The major Hopewell culture was to the south where villages were larger, more numerous, and occupied for a longer period. Hopewell culture reached Northeast Ohio about 2,100 years ago. By this time, people here lived in scattered small villages in the valley’s fertile floodplains. They grew foods like squash, as well as hunted, fished, and gathered fruits and nuts. Elaborate trade networks developed among distant groups. The network reached from the Atlantic Ocean to the Rocky Mountains and from the Great Lakes to the Gulf of Mexico. The tribes traded raw materials such as obsidian from the Yellowstone National Park area, mica from the Great Smokey Mountains, and jade from Mexico. Archeologists have also found ocean seashells from the Gulf Coast and Michigan copper in excavations of this period. Hopewell artists crafted beautiful tools and decorative objects from these exotic materials. These materials from faraway places are evidence that the Cuyahoga River was a trade route for Native Americans.

 
Black and white map of geometrically shaped structures on the landscape.
Southern Ohio Hopewell mound group.

Squier and Davis, 1848

Hopewell peoples are most famous as builders of large earthworks and mounds made of piled-up soil. In southern Ohio, Hopewell peoples constructed complex groups of geometric structures used for ceremonies. In Northeast Ohio, the Hopewell culture influenced the building of mostly small mounds and structures. Hopewell earthworks in the Cuyahoga Valley are in places like Everett Village where national park archeologists found evidence of house posts and cooking hearths.

We do not know why Hopewell groups left the area, but it seems to have been deserted for a time except for seasonal hunters.

 
Twelve stone tools and a large pot sherd arranged on a blue background with black and white scales next to them.
South Park Village points (above) and pottery fragment (below) in the collections of the Cleveland Museum of Natural History.

NPS Collection

Whittlesey and Other Late-Prehistoric Groups

The Whittlesey culture shaped the lives of Native Americans in the Cuyahoga Valley between the years 1000 and 1600. The Whittlesey people lived mostly in small, scattered villages in long, multi-family homes made of wood poles. Unlike the Hopewell, they didn’t have a complex trade network. They lived off the local landscape, hunting with bow and arrows, and growing fields of corn, squash, and beans.

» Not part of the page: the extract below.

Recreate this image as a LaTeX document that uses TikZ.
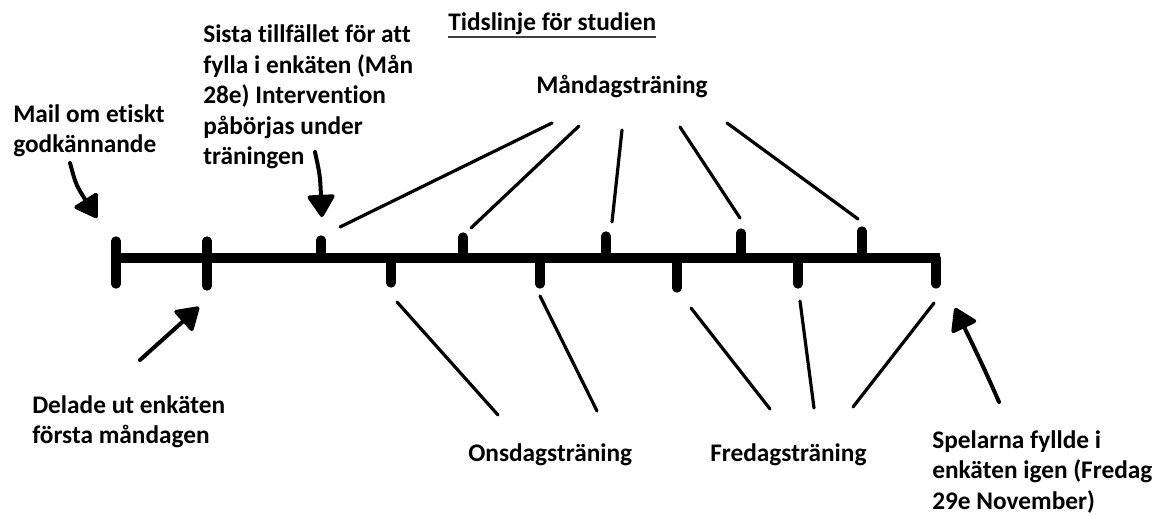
\documentclass[tikz,border=0pt]{standalone}
\usepackage{fontspec}
\setmainfont{Carlito}[Ligatures={NoCommon,NoContextual}]
\usetikzlibrary{arrows.meta}

\begin{document}
\begin{tikzpicture}[x=0.75pt, y=-0.75pt,
    txt/.style={font=\fontsize{19}{22.8}\selectfont\bfseries, align=left, anchor=west, inner sep=0pt},
    tick/.style={line width=7pt, line cap=round},
    spoke/.style={line width=2.4pt, line cap=round},
    pil/.style={line width=3pt, line cap=round, -{Triangle[length=18pt,width=22pt,round]}}]
    \useasboundingbox (0,0) rectangle (1155,516);

    % tidslinjen
    \draw [line width=7.5pt] (116,258) -- (940,258);
    \foreach \x/\t/\b in {116/241/284, 207/241/286}
        \draw [tick] (\x,\t) -- (\x,\b);
    \foreach \x/\t in {321/240, 463/237, 606/236, 741/233, 862/231}
        \draw [tick] (\x,\t) -- (\x,258);
    \foreach \x/\b in {391/283, 540/284, 677/288, 798/284, 936/284}
        \draw [tick] (\x,258) -- (\x,\b);

    % texter
    \node [txt] (title) at (448,24) {Tidslinje för studien};
    \draw [line width=1.4pt, black!75] ([yshift=-1.5pt]title.south west) -- ([yshift=-1.5pt]title.south east);
    \node [txt] (mail) at (13,131) {Mail om etiskt\\godkännande};
    \node [txt] (sista) at (203,97) {Sista tillfället för att\\fylla i enkäten (Mån\\28e) Intervention\\påbörjas under\\träningen};
    \node [txt] (man) at (536,86) {Måndagsträning};
    \node [txt] (delade) at (32,422) {Delade ut enkäten\\första måndagen};
    \node [txt] (ons) at (468,455) {Onsdagsträning};
    \node [txt] (fre) at (710,455) {Fredagsträning};
    \node [txt] (spel) at (932,472) {Spelarna fyllde i\\enkäten igen (Fredag\\29e November)};

    % streck till träningarna
    \foreach \i/\p/\q in {1/{552,123}/{340,227}, 2/{579,126}/{471,228}, 3/{622,130}/{612,222},
                          4/{680,127}/{740,218}, 5/{727,123}/{858,219}}{
        \coordinate (ms\i) at (\p);
        \coordinate (me\i) at (\q);
        \draw [spoke] (ms\i) -- (me\i);
    }
    \foreach \i/\p/\q in {1/{397,302}/{498,415}, 2/{540,296}/{597,411}}{
        \coordinate (os\i) at (\p);
        \coordinate (oe\i) at (\q);
        \draw [spoke] (os\i) -- (oe\i);
    }
    \foreach \i/\p/\q in {1/{691,308}/{770,409}, 2/{800,301}/{814,408}, 3/{934,303}/{853,407}}{
        \coordinate (fs\i) at (\p);
        \coordinate (fe\i) at (\q);
        \draw [spoke] (fs\i) -- (fe\i);
    }

    % pilar
    \coordinate (mailtail) at (70,163);
    \coordinate (mailtip) at (97,218);
    \draw [pil] (mailtail) .. controls (76,185) .. (mailtip);
    \coordinate (sistatail) at (315,152);
    \coordinate (sistatip) at (322,217);
    \draw [pil] (sistatail) .. controls (320,175) .. (sistatip);
    \coordinate (deladetail) at (140,360);
    \coordinate (deladetip) at (199,307);
    \draw [pil] (deladetail) -- (deladetip);
    \coordinate (speltail) at (999,402);
    \coordinate (speltip) at (955,308);
    \draw [pil] (speltail) .. controls (982,363) and (968,335) .. (speltip);
\end{tikzpicture}
\end{document}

South Park Village is a Whittlesey site across the Cuyahoga River from the Towpath Trail in the northern part of the park. It was a year-round village for hundreds of years. Archeologists have found pieces of decorated pottery and arrowheads of many sizes there. Animal bones, seeds, and shells found at the site tell us that the villagers ate river mollusks, deer, beaver, elk, ducks, acorns, hickory nuts, walnuts, grapes, and chokeberries.

Historic Tribes

As far as we know, Whittlesey villagers never encountered Europeans. They were gone before the first explorers passed through the Cuyahoga Valley in the late 1600s. Why they left and where they went is unknown. Some historians think they were pushed out by neighboring tribes fighting in the “Beaver Wars,” a conflict over who would control the beaver pelt trade with Europeans. A newer theory is that many died from European diseases that spread with trade goods from more eastern tribes. Indigenous peoples' lives were in upheaval during this time. The Seneca (part of the Iroquois Confederation) probably sent hunting parties though here, but few people seem to have lived more permanently in the Cuyahoga Valley.

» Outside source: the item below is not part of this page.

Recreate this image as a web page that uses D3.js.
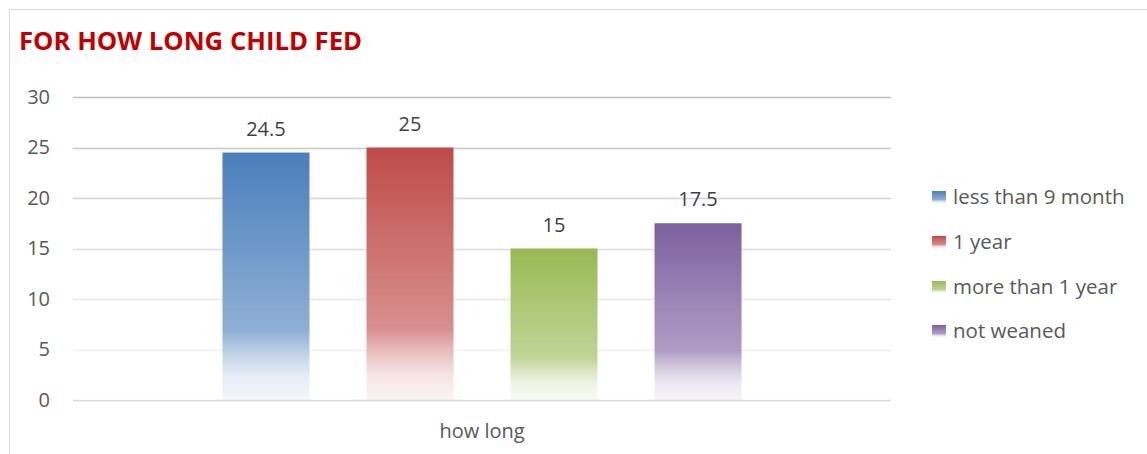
<!DOCTYPE html>
<html>
<head>
<meta charset="utf-8">
<script src="https://cdn.jsdelivr.net/npm/d3@7"></script>
<style>
  html, body { margin: 0; padding: 0; background: #fff; }
  svg { display: block; }
</style>
</head>
<body>
<svg id="chart" width="1147" height="454"></svg>
<script>
// Data
const categories = ["how long"];
const seriesNames = ["less than 9 month", "1 year", "more than 1 year", "not weaned"];
const seriesValues = [24.5, 25, 15, 17.5];
const seriesColors = ["#4a7ebb", "#be4b48", "#98b954", "#7d60a0"];
const yTicks = [0, 5, 10, 15, 20, 25, 30];

const svg = d3.select("#chart");
const W = 1147, H = 454;
const font = "'Open Sans', sans-serif";
const labelSize = 20;

// Chart frame
svg.append("path")
  .attr("d", `M9.5,${H} V9.5 H${W}`)
  .attr("fill", "none")
  .attr("stroke", "#d9d9d9")
  .attr("stroke-width", 1);

// Title
svg.append("text")
  .attr("x", 19).attr("y", 50)
  .attr("font-family", font)
  .attr("font-weight", 700)
  .attr("font-size", 25.7)
  .attr("fill", "#c00000")
  .text("FOR HOW LONG CHILD FED");

const plot = { left: 73, right: 891, top: 97, bottom: 400 };

const y = d3.scaleLinear().domain([0, 30]).range([plot.bottom, plot.top]);
const x0 = d3.scaleBand().domain(categories).range([plot.left, plot.right]).paddingOuter(0.288).paddingInner(0);
const x1 = d3.scaleBand().domain(seriesNames).range([0, x0.bandwidth()]).paddingInner(0.396).paddingOuter(0);

// Gridlines, shading from darker at the top to lighter near the base
const gridColor = d3.scaleLinear().domain([30, 5]).range(["#bfbfbf", "#f0f0f0"]);
const grid = svg.append("g");
grid.selectAll("line").data(yTicks.filter(t => t > 0)).join("line")
  .attr("x1", plot.left).attr("x2", plot.right)
  .attr("y1", d => Math.round(y(d)) + 0.5).attr("y2", d => Math.round(y(d)) + 0.5)
  .attr("stroke", d => gridColor(d))
  .attr("stroke-width", 1.5);

// Y axis labels
const yAxis = d3.axisLeft(y).tickValues(yTicks).tickSize(0).tickPadding(0);
const gy = svg.append("g").attr("transform", `translate(50,0)`).call(yAxis);
gy.select(".domain").remove();
gy.selectAll("text")
  .attr("font-family", font).attr("font-size", labelSize).attr("fill", "#595959");

// Gradients for bars
const defs = svg.append("defs");
seriesColors.forEach((c, i) => {
  const g = defs.append("linearGradient").attr("id", "grad" + i)
    .attr("x1", 0).attr("y1", 0).attr("x2", 0).attr("y2", 1);
  const mix = (t) => d3.interpolateRgb(c, "#ffffff")(t);
  g.append("stop").attr("offset", "0%").attr("stop-color", c);
  g.append("stop").attr("offset", "72%").attr("stop-color", mix(0.38));
  g.append("stop").attr("offset", "80%").attr("stop-color", mix(0.62));
  g.append("stop").attr("offset", "90%").attr("stop-color", mix(0.85));
  g.append("stop").attr("offset", "100%").attr("stop-color", mix(0.94));
});

// Bars
const barG = svg.append("g").attr("transform", `translate(${x0(categories[0])},0)`);
const rows = seriesNames.map((n, i) => ({ name: n, value: seriesValues[i], idx: i }));
barG.selectAll("rect").data(rows).join("rect")
  .attr("x", d => x1(d.name))
  .attr("width", x1.bandwidth())
  .attr("y", d => y(d.value))
  .attr("height", d => y(0) - y(d.value))
  .attr("fill", d => `url(#grad${d.idx})`);

// Value labels
barG.selectAll("text.val").data(rows).join("text")
  .attr("class", "val")
  .attr("x", d => x1(d.name) + x1.bandwidth() / 2)
  .attr("y", d => y(d.value) - 17)
  .attr("text-anchor", "middle")
  .attr("font-family", font).attr("font-size", labelSize).attr("fill", "#404040")
  .text(d => d.value);

// Base axis line
svg.append("line")
  .attr("x1", plot.left).attr("x2", plot.right)
  .attr("y1", y(0) + 0.5).attr("y2", y(0) + 0.5)
  .attr("stroke", "#d9d9d9").attr("stroke-width", 1.5);

// Category label
const xAxis = d3.axisBottom(x0).tickSize(0).tickPadding(0);
const gx = svg.append("g").attr("transform", `translate(0,${y(0) + 24})`).call(xAxis);
gx.select(".domain").remove();
gx.selectAll("text")
  .attr("font-family", font).attr("font-size", labelSize).attr("fill", "#595959");

// Legend
const legend = svg.append("g").attr("transform", "translate(932,0)");
const legendY = [197, 242, 287, 331];
rows.forEach((d, i) => {
  const row = legend.append("g").attr("transform", `translate(0,${legendY[i]})`);
  row.append("rect").attr("x", 0).attr("y", -6).attr("width", 14).attr("height", 12)
    .attr("fill", `url(#grad${i})`);
  row.append("text").attr("x", 21).attr("y", 0).attr("dy", "0.35em")
    .attr("font-family", font).attr("font-size", 20.5).attr("fill", "#595959")
    .text(d.name);
});
</script>
</body>
</html>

Native Americans briefly returned to the valley in the mid to late 1700s. Native American tribes forced out of their lands farther east migrated to Ohio. The Cuyahoga Valley had an Ottawa camp north of Boston. There was an Ojibwa settlement near Brecksville, and the Mingo tribe (the local name for the Seneca) may have had a camp near Ira. Many hunted along the Cuyahoga River in winter and early spring. Groups of men, women, and children canoed the river stopping along the way so the men could hunt on shore. At night they’d use the canoe as a shelter. By 1805 few Native Americans remained in the Cuyahoga Valley. Treaties had stripped them of their lands and sent them to reservations in western Ohio.